Mais cette fragilité, cette sensibilité, c’est aussi ce qui fait sa force. C’est sa méthode, sa manière de faire, d’expérimenter. Alors elle continue sa construction en se battant contre les moments difficiles et les remises en question. 

« Je suis beaucoup sur l’instinct et l’intuition, et je pense qu’il faut juste que je l’accepte, que c’est un peu ma technique. Je pense que je suis juste en train de grandir, en soi. Donc il faut que j’accepte tout ce qui est en train de se passer, et tout ce qui me chamboule. […] Mais je ne me pose pas la question de ne pas le faire. Ce n’est pas une option. Je le fais. Dans la douleur, mais je le fais. »

Elle alterne entre l’acrylique, les pastels secs ou l’encre de chine. Entre autres. Parce qu’à côté du dessin et de la peinture, elle écrit des poèmes, joue de la musique… Elle se disperse ? Un peu. Mais c’est comme ça qu’elle fonctionne. 

« Ce n’est pas inné de comprendre comment on fonctionne. Et ça peut aussi être compliqué quand tu vois d’autres personnes fonctionner différemment. […] Mon organisation idéale, c’est l’ordi, le ukulélé derrière, la peinture là, le dessin là, un peu de nourriture, du café ou du thé, et un bouquin quelque part. […] J’ai un problème d’ancrage, j’ai du mal à m’ancrer quelque part. » 

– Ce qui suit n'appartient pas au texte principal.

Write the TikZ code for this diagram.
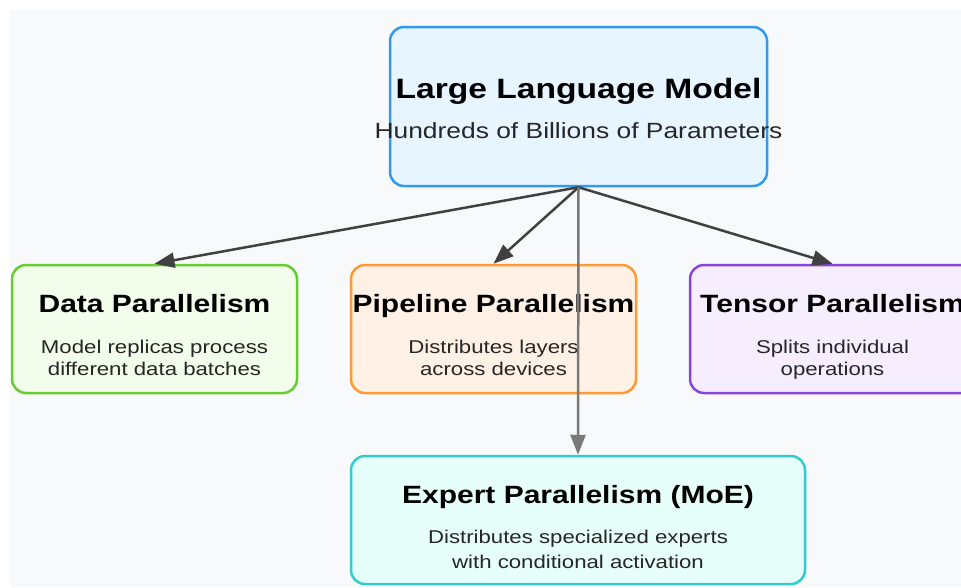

C’est aussi grâce à cette envie de bouger, d’essayer, que Momo continue de partager des créations. Plus récemment, elle s’est aussi lancée dans le tattoo, un domaine qu’elle côtoie depuis des années déjà, avec environ un tatouage par an. Elle a récemment participé à la sortie d’un livre pour enfants… vous l’aurez compris : la création est sans fin ! 

Elle peint, elle dessine, elle écrit, elle réfléchit et elle fait réfléchir. Ses œuvres et ses textes poétiques pourraient bien, un jour ou l’autre, se retrouver dans un livre… En attendant, c’est son parcours de créatrice qu’elle continue à écrire, feuille après feuille, dessin après dessin, en nous partageant toujours un peu d’humain.